Wir passieren die Sicherheitskontrolle, das heißt: wir möchten gern. Dabei stoßen wir auf Hindernisse. Wie üblich muss ich den Gürtel ablegen. Da ich aufgrund eines unvorhergesehenen Durchfalls Gewicht verloren habe, rutscht mir die Hose über die Hüfte herunter, was die weibliche Sicherheitsbeamtin zum schuldbewussten und verlegenen Lächeln veranlasst. Den weiteren Weg bewältige ich mit Hochhalten meiner Hose, die ich beim körperlichen Check durch breitbeiniges Stehen ersetzen muss. Wir beide sind durch, aber die beiden Reise-Taschen sind in eine Sackgasse gelaufen. Während ich mühsam den Gürtel, der eigentlich für meinen reduzierten Leibesumfang nicht geeignet ist, wieder anlege, wartet meine Frau darauf, beachtet zu werden. Tatsächlich nimmt einer der Beamten die erste Tasche in die Hand, öffnet und durchwühlt sie. Er findet Flüssigkeiten, die wir trotz Nachfrage guten Gewissens nicht angegeben hatten. Eine hier gekaufte Nivea-Creme wird - weil zu groß - vor unseren Augen entsorgt ebenso wie die Marmelade, die wir hier geschenkt erhalten hatten. In der zweiten Tasche findet der freundliche Herr das Parfum meiner Frau, Geschenk einer Freundin, und entsorgt es ebenso genüsslich, wie uns scheint. Ein zweiter Durchlauf unseres Handgepäcks offenbart dessen „Reinheit“, waren doch zuvor ein Fläschchen Odol, eine Zahnpaste und ein Lippenstift in ein Plastiksäckchen abgesondert worden.

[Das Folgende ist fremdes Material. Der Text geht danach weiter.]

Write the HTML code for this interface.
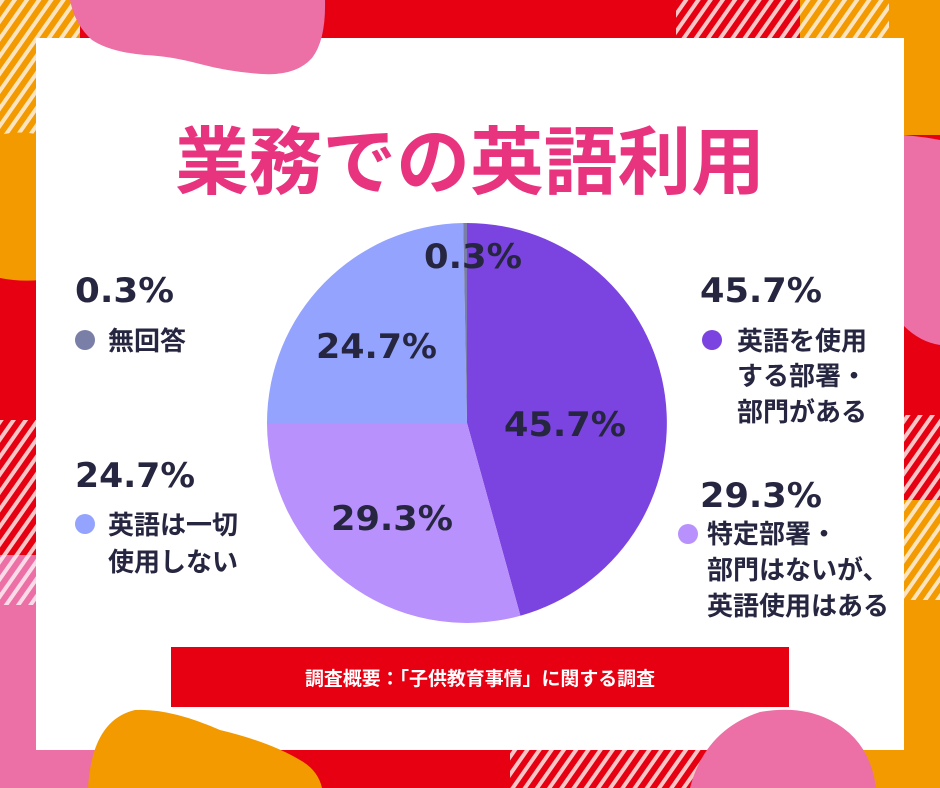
<!DOCTYPE html>
<html><head><meta charset="utf-8"><style>
html,body{margin:0;padding:0;width:940px;height:788px;overflow:hidden;font-family:"Liberation Sans","Noto Sans CJK JP",sans-serif}
</style></head><body>
<svg width="940" height="788" viewBox="0 0 940 788" xmlns="http://www.w3.org/2000/svg">
<defs>
<pattern id="so" width="10" height="10" patternUnits="userSpaceOnUse" patternTransform="rotate(35)"><rect width="10" height="10" fill="#f29a00"/><rect width="4" height="10" fill="#fde4bf"/></pattern>
<pattern id="sr" width="10" height="10" patternUnits="userSpaceOnUse" patternTransform="rotate(35)"><rect width="10" height="10" fill="#e60012"/><rect width="4" height="10" fill="#f8c6c6"/></pattern>
<pattern id="sp" width="10" height="10" patternUnits="userSpaceOnUse" patternTransform="rotate(35)"><rect width="10" height="10" fill="#ec6fa5"/><rect width="4" height="10" fill="#fbdbe8"/></pattern>
</defs>
<rect width="940" height="788" fill="#e60012"/>
<rect x="0" y="0" width="80" height="135" fill="url(#so)"/>
<rect x="676" y="0" width="124" height="40" fill="url(#sr)"/>
<rect x="800" y="0" width="90" height="40" fill="url(#so)"/>
<rect x="889" y="0" width="51" height="135" fill="#f29a00"/>
<path d="M0 135 Q20 130 40 135 L40 280 Q20 282 0 278Z" fill="#f29a00"/>
<rect x="0" y="420" width="40" height="135" fill="url(#sr)"/>
<rect x="0" y="555" width="40" height="50" fill="url(#sp)"/>
<rect x="0" y="605" width="40" height="183" fill="#ec6fa5"/>
<path d="M904 135 Q925 137 940 140 L940 345 Q920 342 904 326Z" fill="#ec6fa5"/>
<rect x="904" y="415" width="36" height="85" fill="url(#sr)"/>
<rect x="904" y="500" width="36" height="102" fill="url(#so)"/>
<rect x="904" y="600" width="36" height="188" fill="#f29a00"/>
<rect x="0" y="750" width="120" height="38" fill="#ec6fa5"/>
<rect x="510" y="750" width="200" height="38" fill="url(#sr)"/>
<rect x="850" y="750" width="90" height="38" fill="#f29a00"/>
<rect x="36" y="38" width="868" height="712" fill="#fff"/>
<path d="M70 0 L325 0 Q326 40 312 58 Q296 76 262 74 Q230 72 200 64 Q170 56 145 55 Q110 52 92 40 Q75 25 70 0 Z" fill="#ec6fa5"/>
<path d="M88 788 Q92 720 135 710 Q170 708 220 730 Q270 742 300 760 Q318 770 322 788Z" fill="#f29a00"/>
<path d="M690 788 Q705 730 760 712 Q800 705 830 720 Q870 740 876 788Z" fill="#ec6fa5"/>
<text x="175" y="188" textLength="590" lengthAdjust="spacingAndGlyphs" font-size="74" font-weight="700" fill="#e8337f" font-family="'Noto Sans CJK JP',sans-serif">業務での英語利用</text>
<g transform="translate(467,423)">
<path d="M0 0 L0 -200 A200 200 0 0 1 53.4 192.7Z" fill="#7b43e0"/>
<path d="M0 0 L53.4 192.7 A200 200 0 0 1 -200 0Z" fill="#b991fc"/>
<path d="M0 0 L-200 0 A200 200 0 0 1 -3.8 -200Z" fill="#93a3fe"/>
<path d="M0 0 L-3.8 -200 A200 200 0 0 1 0 -200Z" fill="#7a7fa8"/>
</g>
<g font-family="'DejaVu Sans','Liberation Sans',sans-serif" font-weight="700" fill="#262640" font-size="34">
<text x="424" y="268" textLength="98" lengthAdjust="spacingAndGlyphs">0.3%</text>
<text x="316" y="358" textLength="121" lengthAdjust="spacingAndGlyphs">24.7%</text>
<text x="504" y="436" textLength="122" lengthAdjust="spacingAndGlyphs">45.7%</text>
<text x="331" y="530" textLength="122" lengthAdjust="spacingAndGlyphs">29.3%</text>
<text x="75" y="302" textLength="99" lengthAdjust="spacingAndGlyphs">0.3%</text>
<text x="75" y="487" textLength="120" lengthAdjust="spacingAndGlyphs">24.7%</text>
<text x="700" y="302" textLength="122" lengthAdjust="spacingAndGlyphs">45.7%</text>
<text x="700" y="507" textLength="122" lengthAdjust="spacingAndGlyphs">29.3%</text>
</g>
<g font-family="'Noto Sans CJK JP',sans-serif" font-weight="700" fill="#262640" font-size="26">
<circle cx="85" cy="340" r="10" fill="#7a7fa8"/>
<text x="108" y="350">無回答</text>
<circle cx="85" cy="524" r="10" fill="#93a3fe"/>
<text x="108" y="534">英語は一切</text>
<text x="108" y="571">使用しない</text>
<circle cx="712" cy="340" r="10" fill="#7b43e0"/>
<text x="737" y="350">英語を使用</text>
<text x="737" y="385">する部署・</text>
<text x="737" y="421">部門がある</text>
<circle cx="688" cy="534" r="10" fill="#b991fc"/>
<text x="707" y="543">特定部署・</text>
<text x="707" y="579">部門はないが、</text>
<text x="707" y="615">英語使用はある</text>
</g>
<rect x="171" y="647" width="618" height="60" fill="#e60012"/>
<text x="305" y="685" textLength="350" lengthAdjust="spacingAndGlyphs" font-size="19" font-weight="700" fill="#fff" font-family="'Noto Sans CJK JP',sans-serif">調査概要：「子供教育事情」に関する調査</text>
</svg>
</body></html>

Während dieser Zeit springt der Aufruf auf „Last Boarding Time“. Wir eilen daher schnurstracks zum Gate. Aber die zwei vom Bodenpersonal stoppen uns mit dem Hinweis, dass wir nicht mehr zugelassen werden. Meine Frau bekommt einen Weinkrampf und die Beiden begleiten uns auf einem extrem langen Umweg in vergnügtem Gespräch untereinander zur Ankunftshalle, wo wir unsere Umbuchung vornehmen können.
Da wir nicht bis zum nächsten Tag warten wollen, wird uns mit dem Hinweis auf einen zusätzlichen Ticket-Preis von €650,00 ein Lufthansa-Flug angeboten. Ich soll diese Umbuchung von hier aus telefonisch in Auftrag geben. Durch meine Schwerhörigkeit, gepaart mit ungeübtem englischen Englisch sehe ich mich dazu außerstande. Meine Frau schluchzt noch immer und erklärt, dass unsere Tochter krank ist und im Krankenhaus liegt. Eine zweite Schalterbeamtin erbarmt sich und organisiert unsere Heimreise. Währenddessen weitet sich mein Durchfall zum Äußersten aus und verlangt entsprechende Maßnahmen. Den neuen Security-Check passiere ich diesmal mit angelegter Uhr, aber nicht ohne Auspacken meiner vorher nicht beachteten Geldtasche. Wir freuen uns, trotz des zusätzlichen dreieinhalb-fachen Ticketpreises in einer Maschine zu sitzen, die uns - wenn auch mit Zwischenlandung in Frankfurt - heimbringen wird. Beim dortigen Auschecken in die Transferzone wird uns der Gate genannt. Die Abflugzeit hier ist sehr knapp bemessen. Daher müssen wir unsere Gangart nach dem neuerlichen Security-Check, bei dem meine Frau die Schuhe ausziehen muss, auf Laufen ändern. Eine vorgesehene Schleife vermeiden wir durch Zivilcourage meiner Frau mit Unterlaufen der Absperrung. Ein Wachtposten weist uns zurecht: „Sie haben ohnehin Zeit genug, aber o.k.!“ Nach einem Wettlauf mit der Zeit über eine Strecke, die dem Größenverhältnis der Flughäfen zwischen Frankfurt und Birmingham entspricht, trage ich dabei auch die beiden Reisetaschen. Als wir am Gate ankommen, stellen wir tatsächlich fest, dass wir genug Zeit gehabt hätten, war doch der Abflug - ohne unser Wissen - um eine halbe Stunde verzögert. Beim Betreten des Flugzeugs werden wir wiedererkannt. Dieselbe Crew vom Flug aus Birmingham begleitet uns weiter nach Wien. Zum Glück haben wir unser Handgepäck dabei und ich kann ein gebrauchtes Hemd herausnehmen und das völlig durchnässte ausziehen.
Dieser Reisetag hat uns - bejahrt wie wir sind - völlig erschöpft. Gemeinsam beschließen wir, künftig Flugreisen aus unserem Repertoire zu streichen.